Sie sind reich, schön, sexy, erfolgreich und stehen permanent im Rampenlicht. Sie haben Millionen von Fans, verwandeln vor laufender Kamera das hässliche Entlein in einen stolzen Schwan, den schüchternen Waschlappen in einen begehrten Sexprotz, lügen den Zuschauern die Hucke voll, lieben nur sich selbst, kiffen, krabbeln ohne Rücksicht auf Verluste und Moral auf der Karriereleiter immer höher hinauf und tun dafür so gut wie alles. Und sie gaukeln den Ahnungslosen ewiges Glück vor.
Eine einzige Mogelpackung! Alles nur Mittel zum Zweck. Die endlose Gier nach Macht und Lust führt nicht ins Land der Träume, sondern schnurstracks ins Verderben. Goethes Faust ist es schließlich nicht anders ergangen. Sein höllischer Pakt mit Mephisto blieb nicht folgenlos und brachte keineswegs die erhoffte Erfüllung und das Glück, sondern Verzweiflung und Tod.

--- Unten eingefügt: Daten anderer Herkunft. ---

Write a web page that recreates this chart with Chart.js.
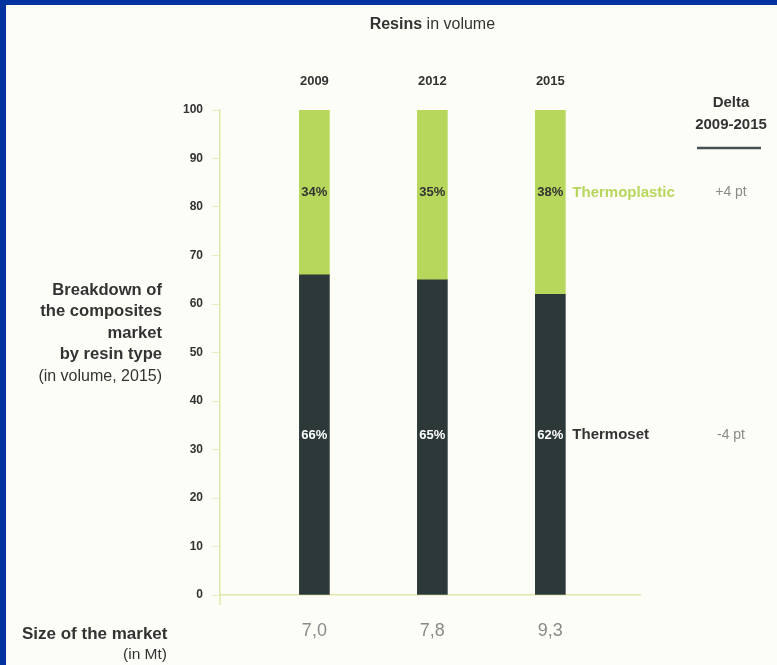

„FAUSTregel – Alles für die Quoten“, so heißt das neue Stück des Theaterkurses Darstellendes Spiel an der Geschwister Scholl-Schule Bensheim, das Julia Mandel in Zusammenarbeit mit den Kursteilnehmern verfasst hat. Das Original – Goethes Faust – hat man dabei nicht aus den Augen verloren. Die Gymnasialschüler der Jahrgangsstufe 11 aber erzählen die Story über Verführer und Verführte, über Schein und Sein aus der Sicht der modernen Spaßgesellschaft mit bissiger Ironie, aber auch mit viel Charme, Humor, heftigen Übertreibungen und durchaus kritischen Anspielungen auf die aktuelle Politik.
Alles nur Show, nichts ist echt
Was zählt, das sind die Quoten. In diesem Fall heißt das schlicht und einfach: Je mehr Kohle winkt, umso schneller verkümmert das Gewissen – bis es ganz ausgeschaltet wird. Dass beispielsweise in einer der vielen Einzelszenen ein Dr. Heinrich Faust die Orientierung verloren hat und unter Angstzuständen leidet, wundert niemanden mehr. Zuhören oder helfen tut übrigens keiner.
Auch „Super-Blondine“ Thomas Gottschalk, eine der Hauptfiguren des Schüler-Lehrerstücks, muss eine Menge Hohn und Spott ertragen. Alles nur Show, nichts ist echt: Der Lockenkopf nicht, eines seiner Markenzeichen, und auch nicht die Plattitüden seiner internationalen Couchgäste bei „Wetten dass“. Eine Stimme aus dem Off übersetzt, beziehungsweise verrät gnadenlos, was hinter den harmlosen Lobhudeleien wirklich steckt: Hammerharter Geschäftssinn und Langeweile.
Immer wieder verlassen die Darsteller die Theaterbühne und suchen den Dialog mit dem Publikum. So wie auch Gottschalks Ex-Assistentin Michelle Hunsicker, die den optimalen Wettkandidaten fürs ewige Glück unter den Besuchern sucht. Die Scholl-Schüler schaffen es dank großer Spielfreude mit Bravour, zu zeigen, was hinter der Maske aus Glamour und Perfektion steckt. Die der Weltenverbesserer mit eingeschlossen. Zwei Mal hat der Theaterkurs sein neues Stück im Theater Mobile in Zwingenberg aufgeführt, ein Mal in der Schule. Jedes Mal gab es viel Applaus. Am Donnerstag, den 9. Juli, wird „FAUSTregel – Alles für die Quoten“ im Rahmen der Schultheatertage im Parktheater in Bensheim gezeigt. Neben den Elftklässlern des Gymnasialzweiges bewiesen auch die Schüler der 9. Realschulklasse mit dem Wahlpflichtfach Darstellendes Spiel in zwei Kurzauftritten, mit wie viel Spaß sie auf der Bühne in andere Rollen schlüpfen. Regie führte Ulrich Faudt. Unter anderem wurde ein Stück der Schülerin Sarah Sauter gezeigt.